Why is the Fisher information matrix the natural choice of Riemannian metric on a statistical manifold, rather than the Euclidean metric on parameters?
AThe Euclidean metric is not defined for probability distributions
BThe Fisher metric is invariant under reparameterization — changing coordinates (e.g., from probability p to log-odds) does not change the geometric structure, while the Euclidean metric depends on the arbitrary choice of parameterization
CThe Fisher metric is always positive definite, while the Euclidean metric is not
DThe Euclidean metric requires distributions to have the same support
Cencov's theorem proves that the Fisher information matrix is the UNIQUE (up to scaling) Riemannian metric that is invariant under sufficient statistics (Markov morphisms). This means the geometry does not depend on how you parameterize the family — distance between distributions is an intrinsic property. The Euclidean metric d(theta_1, theta_2) = ||theta_1 - theta_2|| depends on the parameterization: distributions that are 'close' in one parameterization may be 'far' in another. The Fisher metric avoids this arbitrariness.
Question 2 True / False
In information geometry, exponential families are flat manifolds under the e-connection, and mixture families are flat under the m-connection.
TTrue
FFalse
Answer: True
This dually flat structure is a central result of information geometry. Exponential families (Gaussian, Bernoulli, Poisson, etc.) have zero curvature under the e-connection, meaning e-geodesics (exponential interpolations between distributions) are straight lines in natural parameters. Mixture families (convex combinations of distributions) are flat under the m-connection. The KL divergence D_KL(p||q) is the Bregman divergence associated with the e-flat structure, and it naturally decomposes into projections along the two dual connections. This duality explains why EM converges (each step is a dual projection).
Question 3 Short Answer
Explain the Pythagorean theorem in information geometry and how it relates to the projection properties of maximum likelihood estimation.

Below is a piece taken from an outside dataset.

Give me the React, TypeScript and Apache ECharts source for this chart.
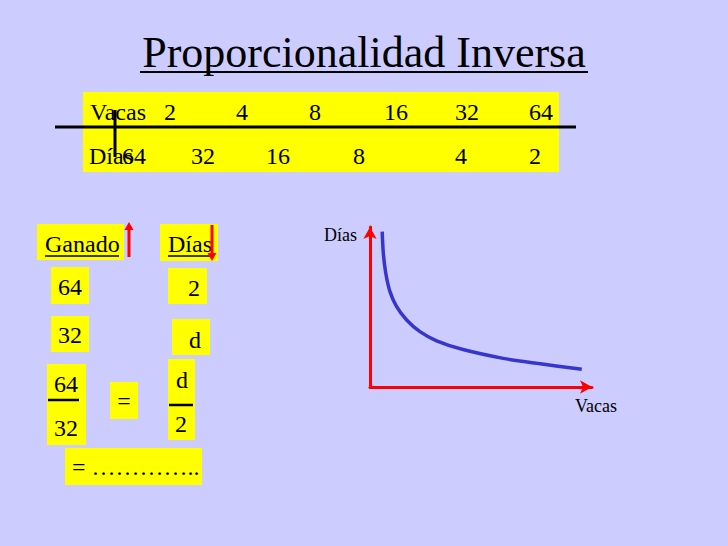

Think about your answer, then reveal below.
Model answer: In a dually flat manifold, the generalized Pythagorean theorem states: for distributions p, q, r where q is the m-projection (mixture projection) of p onto a submanifold M, D_KL(p || r) = D_KL(p || q) + D_KL(q || r) for any r in M. This is analogous to ||p-r||^2 = ||p-q||^2 + ||q-r||^2 in Euclidean geometry, where q is the orthogonal projection. MLE is an m-projection: the MLE distribution is the point in the model family closest to the empirical distribution in KL divergence. The Pythagorean theorem guarantees that this projection decomposes the total KL divergence into 'model error' (p to q) and 'within-model distance' (q to r), which is the geometric foundation of model selection and goodness-of-fit testing.
The Pythagorean relation requires that q be the projection of p and r be in the flat submanifold — the 'right angle' condition. This generalizes the familiar orthogonal decomposition in linear regression to the nonlinear setting of exponential families, providing geometric insight into why maximum likelihood has good properties.